Gigi Buffon, la depressione, i farmaci rifiutati e la pittura per “cadere e rialzarsi”
Gigi Buffon ha scritto un’autobiografia. Si intitola Cadere, rialzarsi, cadere, rialzarsi e ha collaborato con lui Mario Desiati: l’editore è Mondadori. Oggi in un’intervista al Corriere della Sera dice che «c’è qualcosa di masochista, nel portiere. I campi della mia giovinezza erano gli stessi de gli anni 70: l’area dura come il cemento. I vecchi portieri li riconosci dalle mani ferite, dai fianchi dolenti, dalle tante volte che sono caduti fino a sanguinare. Ho avuto un solo procuratore nella vita, Silvano Martina. E l’ho scelto perché aveva le mani piene di cicatrici. Mani da portiere». Nel colloquio con Aldo Cazzullo ricorda il suo esordio in Serie A: « A un certo punto sentii una pacca sulla spalla. Era Paolo Maldini, che mi incoraggiava. Anche lui aveva esordito in A da ragazzino: sapeva cosa voleva dire».
L’attaccante del Benfica e la depressione
Poi ricorda un attaccante del Benfica «che mi diede un calcio terribile alla mano, palesemente apposta, mi fece un male tremendo, e mi guardò senza nessuna intenzione di chiedere scusa». Ma soprattutto la depressione: «Eravamo reduci da due scudetti di fila: dopo l’up, il down. Mi si spalancò davanti il vuoto. Cominciai a dormire male.

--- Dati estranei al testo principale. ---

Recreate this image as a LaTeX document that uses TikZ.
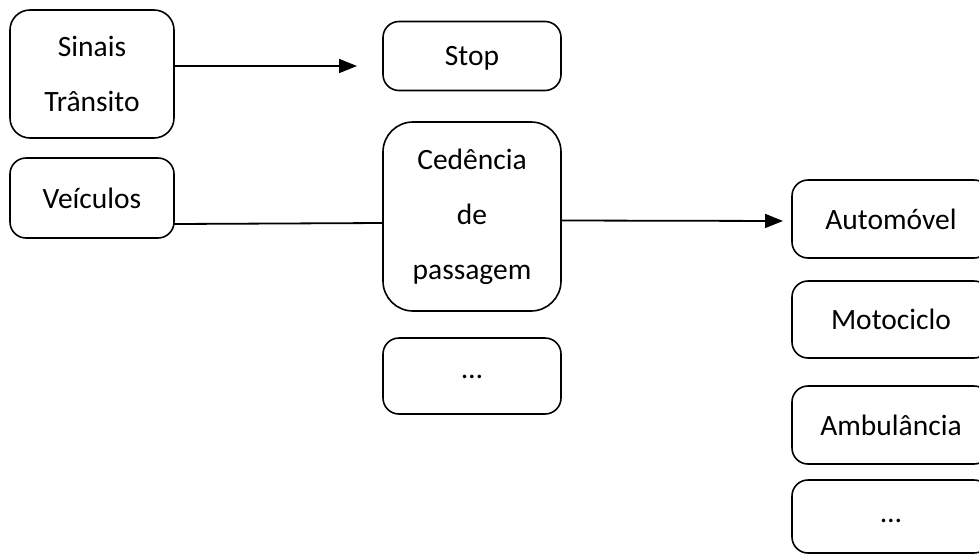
\documentclass[tikz,border=0pt]{standalone}
\usepackage{fontspec}
\setmainfont{Carlito}
\usetikzlibrary{arrows.meta}
\begin{document}
\begin{tikzpicture}[x=1pt,y=-1pt,
  frame/.style={draw, line width=1.6pt, rounded corners=20pt, inner sep=0pt, outer sep=0pt,
    font={\fontsize{29.5}{55}\selectfont}},
  box/.style={frame, align=center},
  conn/.style={line width=1.8pt},
  arr/.style={conn, -{Triangle[length=18pt,width=14pt]}}]
\useasboundingbox (0,0) rectangle (979,555);
\clip (0,0) rectangle (979,555);
\fill[white] (0,0) rectangle (979,555);
\node[box, minimum width=164pt, minimum height=128pt] (sinais) at (92,74) {Sinais\\Trânsito};
\node[box, minimum width=164pt, minimum height=80pt, rounded corners=16pt] (veic) at (92,198) {Veículos};
\node[box, minimum width=178pt, minimum height=69pt, rounded corners=16pt] (stop) at (472,56) {\smash{\raisebox{-9pt}{Stop}}};
\node[box, minimum width=178pt, minimum height=189pt, rounded corners=30pt] (cede) at (472,216.5) {Cedência\\de\\passagem};
\node[frame, minimum width=178pt, minimum height=76pt, rounded corners=16pt, text height=5pt, text depth=0pt] (dotsa) at (472,376) {…};
\node[box, minimum width=198pt, minimum height=78pt, rounded corners=16pt] (auto) at (891,219) {Automóvel};
\node[box, minimum width=198pt, minimum height=77pt, rounded corners=16pt] (moto) at (891,319.5) {Motociclo};
\node[box, minimum width=198pt, minimum height=78pt, rounded corners=16pt] (amb) at (891,425) {Ambulância};
\node[frame, minimum width=198pt, minimum height=73pt, rounded corners=16pt, text height=11pt, text depth=0pt] (dotsb) at (891,516.5) {…};
\coordinate (send) at (357,66);
\draw[arr] ([yshift=8pt]sinais.east) -- (send);
\draw[conn] ([yshift=-26pt]veic.east) -- ([yshift=-6.5pt]cede.west);
\draw[arr, shorten >=9pt] ([yshift=-4pt]cede.east) -- ([yshift=-2pt]auto.west);
\end{tikzpicture}
\end{document}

Mi coricavo e mi prendeva l’ansia, pensando che non avrei chiuso occhio». In campo «sentivo una pressione al petto, non riuscivo a respirare, pensai che non avrei mai voluto essere lì e non avrei mai potuto giocare la partita». A quel punto il dottore della Juventus Agricola gliela diagnosticò: «Rifiutai i farmaci. Ne avrei avuto bisogno, ma temevo di diventarne dipendente. Dalla psicoterapeuta andai solo tre o quattro volte, ma mi diede un consiglio prezioso: coltivare altri interessi, non focalizzarmi del tutto sul calcio».
La pittura
E così ha fatto: «Fu allora che scoprii la pittura. Andai alla Galleria d’arte moderna di Torino. C’era una mostra di Chagall. Presi l’audioguida. Davanti alla Passeggiata rimasi bloccato per un’ora. È un quadro semplice, raffigura Chagall con la moglie Bella mano nella mano; solo che lei vola. Il giorno dopo, tornai. La cassiera mi disse: guardi Buffon che è la stessa mostra di ieri. Risposi: grazie, lo so, ma voglio rivederla». La sua vita, dice, «è stata davvero così: cadere, rialzarsi. Ho fatto errori, come tutti, e non li ho mai nascosti». Aveva infatti anche il complesso di non essersi diplomato: «Mi sentivo in colpa verso i miei genitori, volevo iscrivermi all’università. Stavo facendo un massaggio defatigante, e i due massaggiatori, due Lucignolo, mi dicono che ci pensano loro, che tutti i calciatori fanno così… Insomma, mi procurarono un diploma falso. Un’ingenuità incredibile. Che ho pagato».
Boia chi molla
Infine, c’è spazio per la maglietta con la scritta “Boia chi molla” e il numero 88 che significa “Heil Hitler”. «Non avevo la minima idea che per qualcuno evoca Heil Hitler, essendo la H l’ottava lettera dell’alfabeto; per me voleva dire avere quattro palle. E non avevo la minima idea che “boia chi molla” fosse un motto neofascista». Poi dice come la pensa: « «Di sicuro non sono fascista, tantomeno razzista. Ho chiamato il mio primogenito Louis Thomas, che ora gioca attaccante nelle giovanili del Pisa, in onore dell’eroe della mia infanzia: Thomas N’Kono». E quindi: «Sono un anarchico conservatore. Carrara, la mia città, è terra di anarchici. Credo profondamente nella libertà, e ho pagato un prezzo per questo. Abbraccio i giornalisti, ma non ho mai cercato la loro complicità. E i giornali, i social, contano molto nel nostro ambiente».